When I was a reporter years ago in Ocean City, Maryland, I learned the hard way that freedom of the press can be expensive.
In the dark days of winter, ad revenue was scarce. Both weekly papers lived to a great extent off the city’s legal ads. Our editorials regularly chided Mayor Harry Kelley, while our competitor paper remained mayor-friendly. So when Kelley got teed off, he yanked our legal ads but not theirs. I can still recall racing with our staff to the local bank before paychecks started bouncing.
Today, the “legacy” media –newspapers, magazines and broadcasters – face more than ornery public officials. The Internet is wreaking havoc with traditional funding streams while opening countless opportunities for more voices, citizen journalism and the end of the Big Three TV networks’ dominance. The latter actually began with the debut of CNN in 1980, and Fox News Channel in 1996, but the Internet and talk radio have speeded the decline of ABC, CBS and NBC as well as scores of newspapers and magazines.
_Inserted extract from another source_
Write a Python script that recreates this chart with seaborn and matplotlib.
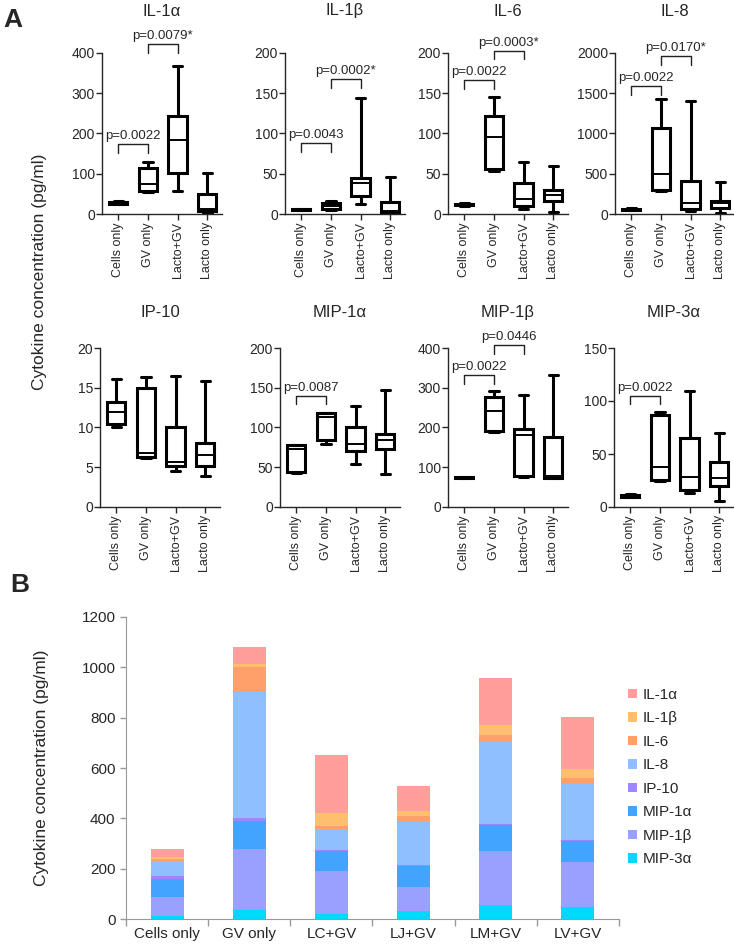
import numpy as np
import pandas as pd
import matplotlib
matplotlib.use("Agg")
import matplotlib.pyplot as plt
import seaborn as sns

sns.set_style("ticks")
plt.rcParams['font.family'] = ['Liberation Sans', 'DejaVu Sans']

groups = ["Cells only", "GV only", "Lacto+GV", "Lacto only"]
cytokines = ["IL-1α", "IL-1β", "IL-6", "IL-8", "IP-10", "MIP-1α", "MIP-1β", "MIP-3α"]

# box stats, one row per group: whisker low, q1, median, q3, whisker high
il1a = [[24, 26, 28, 31, 33], [55, 58, 74, 114, 129], [56, 101, 184, 244, 368], [3, 7, 12, 49, 101]]
il1b = [[4.5, 5, 5.5, 6, 6.5], [5.5, 6.5, 9.5, 13.5, 16], [12.5, 22, 39, 45, 144], [0.5, 1.5, 4, 15, 46]]
il6 = [[10.5, 11, 12, 13, 13.5], [53, 56.5, 96, 122, 145], [6.3, 10.5, 18.4, 38.6, 64], [3, 16.4, 23, 30, 60]]
il8 = [[50, 55, 62, 68, 75], [281, 302, 503, 1069, 1425], [38, 63, 134, 407, 1405], [13, 80, 134, 164, 398]]
ip10 = [[10.1, 10.5, 11.9, 13.2, 16.1], [6.2, 6.3, 6.8, 15, 16.4], [4.5, 5.2, 5.6, 10, 16.5], [3.9, 5.1, 6.5, 8, 15.9]]
mip1a = [[43, 43.5, 73, 78, 78.5], [79, 84.6, 113, 118, 118.5], [54, 71, 79, 100, 127], [41, 73, 84.6, 92, 147.6]]
mip1b = [[73, 74, 75, 75.5, 76], [189, 190, 242, 277, 293], [76, 77, 181, 196, 283], [73, 73.5, 77, 175, 332]]
mip3a = [[9, 9.5, 10.5, 11.5, 12], [24.7, 25, 37.5, 87, 90], [13, 15.6, 28, 64.7, 109], [5.3, 19.4, 27.5, 42, 70]]
box_data = [il1a, il1b, il6, il8, ip10, mip1a, mip1b, mip3a]
y_max = [400, 200, 200, 2000, 20, 200, 400, 150]
y_step = [100, 50, 50, 500, 5, 50, 100, 50]

# significance brackets: group i, group j, bracket height, label
brackets = [
    [(0, 1, 174, "p=0.0022"), (1, 2, 422, "p=0.0079*")],
    [(0, 1, 88, "p=0.0043"), (1, 2, 168, "p=0.0002*")],
    [(0, 1, 166, "p=0.0022"), (1, 2, 203, "p=0.0003*")],
    [(0, 1, 1589, "p=0.0022"), (1, 2, 1958, "p=0.0170*")],
    [],
    [(0, 1, 140, "p=0.0087")],
    [(0, 1, 332, "p=0.0022"), (1, 2, 408, "p=0.0446")],
    [(0, 1, 105, "p=0.0022")],
]

# panel B stacked bars
bar_groups = ["Cells only", "GV only", "LC+GV", "LJ+GV", "LM+GV", "LV+GV"]
bar_il1a = [32, 67, 233, 100, 186, 204]
bar_il1b = [6, 12, 52, 19, 38, 37]
bar_il6 = [11, 95, 10, 23, 30, 24]
bar_il8 = [57, 505, 85, 172, 323, 221]
bar_ip10 = [12, 12, 4, 4, 4, 4]
bar_mip1a = [74, 111, 80, 84, 103, 83]
bar_mip1b = [73, 240, 170, 98, 218, 179]
bar_mip3a = [13, 37, 19, 30, 54, 49]
bar_values = [bar_il1a, bar_il1b, bar_il6, bar_il8, bar_ip10, bar_mip1a, bar_mip1b, bar_mip3a]
bar_colors = ["#ff9e9a", "#ffbf6f", "#ffa06a", "#90bfff", "#9f85ff", "#42a4ff", "#99a0ff", "#00d8ff"]

fig = plt.figure(figsize=(7.34, 9.46), dpi=100)
W, H = 734, 946

lefts_top = [102, 285, 448, 615]
lefts_bot = [100, 280, 448, 614]

for k, name in enumerate(cytokines):
    if k < 4:
        left, bottom, top = lefts_top[k], 214, 53
        pad = 27
    else:
        left, bottom, top = lefts_bot[k - 4], 507, 348
        pad = 22
    ax = fig.add_axes([left / W, 1 - bottom / H, 120 / W, (bottom - top) / H])
    stats = [dict(whislo=r[0], q1=r[1], med=r[2], q3=r[3], whishi=r[4]) for r in box_data[k]]
    ax.bxp(stats, positions=range(4), widths=0.62, showfliers=False, patch_artist=True,
           boxprops=dict(facecolor="white", edgecolor="black", linewidth=2.2),
           medianprops=dict(color="black", linewidth=1.4),
           whiskerprops=dict(color="black", linewidth=2.2),
           capprops=dict(color="black", linewidth=2.2))
    ax.set_xlim(-0.55, 3.5)
    ax.set_ylim(0, y_max[k])
    ax.set_yticks(np.arange(0, y_max[k] + 1e-9, y_step[k]))
    ax.set_xticks(range(4))
    ax.set_xticklabels(groups, rotation=90, fontsize=9)
    ax.tick_params(axis="y", labelsize=10, length=4, width=1, pad=1)
    ax.tick_params(axis="x", length=4, width=1, pad=2)
    sns.despine(ax=ax)
    ax.spines["left"].set_linewidth(1)
    ax.spines["bottom"].set_linestyle((0, (1, 1)))
    ax.spines["bottom"].set_linewidth(1)
    ax.set_title(name, fontsize=12, pad=pad)
    for i, j, yb, lab in brackets[k]:
        d = 0.055 * y_max[k]
        ax.plot([i, i, j, j], [yb - d, yb, yb, yb - d], color="#222", lw=1, clip_on=False)
        ax.text((i + j) / 2, yb + 0.012 * y_max[k], lab, ha="center", va="bottom", fontsize=9.5)

fig.text(40 / W, 1 - 272 / H, "Cytokine concentration (pg/ml)", rotation=90,
         ha="center", va="center", fontsize=12.5)
fig.text(3 / W, 1 - 20 / H, "A", fontsize=19, fontweight="bold", va="center", ha="left")
fig.text(10 / W, 1 - 585 / H, "B", fontsize=19, fontweight="bold", va="center", ha="left")

# panel B
rows = []
for name, vals in zip(cytokines, bar_values):
    for g, v in zip(bar_groups, vals):
        rows.append({"group": g, "cytokine": name, "value": v})
bars = pd.DataFrame(rows)

axb = fig.add_axes([126 / W, 1 - 919 / H, 493 / W, 302 / H])
sns.histplot(data=bars, x="group", weights="value", hue="cytokine", hue_order=cytokines,
             multiple="stack", discrete=True, shrink=0.4, palette=bar_colors, alpha=1,
             linewidth=0, ax=axb)
axb.set_xlim(-0.5, 5.5)
axb.set_ylim(0, 1200)
axb.set_yticks(range(0, 1201, 200))
axb.set_xticks(range(6))
axb.set_xticklabels(bar_groups)
axb.set_xticks(np.arange(-0.5, 6, 1), minor=True)
axb.tick_params(axis="x", which="major", length=0, labelsize=11, pad=6)
axb.tick_params(axis="x", which="minor", length=5, color="#999", width=1)
axb.tick_params(axis="y", labelsize=11, length=4, color="#999", width=1)
axb.set_xlabel("")
axb.set_ylabel("")
sns.despine(ax=axb)
axb.spines["left"].set_color("#999")
axb.spines["bottom"].set_color("#999")
sns.move_legend(axb, "center left", bbox_to_anchor=(0.99, 0.47), frameon=False, title=None,
                fontsize=11, handlelength=0.6, handleheight=0.6, handletextpad=0.4,
                labelspacing=0.62)
fig.text(42 / W, 1 - 768 / H, "Cytokine concentration (pg/ml)", rotation=90,
         ha="center", va="center", fontsize=12.5)

fig.savefig("out.png", dpi=100)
With 13,400 journalists laid off in the last four years, reporting has become a mile wide and an inch deep. There are more sources and stories than ever, but fewer in-depth pieces except for interminable, public interest thumb-suckers that editors like in order to win Pulitzers.
The winnowing out presents major problems, including less scrutiny of the ever-growing government. Still, the “legacy” media anchor the whole information network, since even bloggers have to quote reliable sources to be credible. But everything is changing with lightening speed.
The media are in such a flux that the Federal Communications Commission (FCC) issued a 465-page report on June 9 that tries to figure out what, if anything, the government should do about it.
The good news is that “The Changing Media Landscape” rejects a return to the radio-stifling Fairness Doctrine, and also FCC Commissioner Michael Copps’ dangerous idea to create a public-values test for broadcaster license renewals.
The FCC report frequently warns against government entanglement, and cites advances by the new media, including “legacy media” Websites. Also, nonprofits now do a lot of original reporting, and bloggers analyze government reports. Instant videos are possible from millions of cell phone users.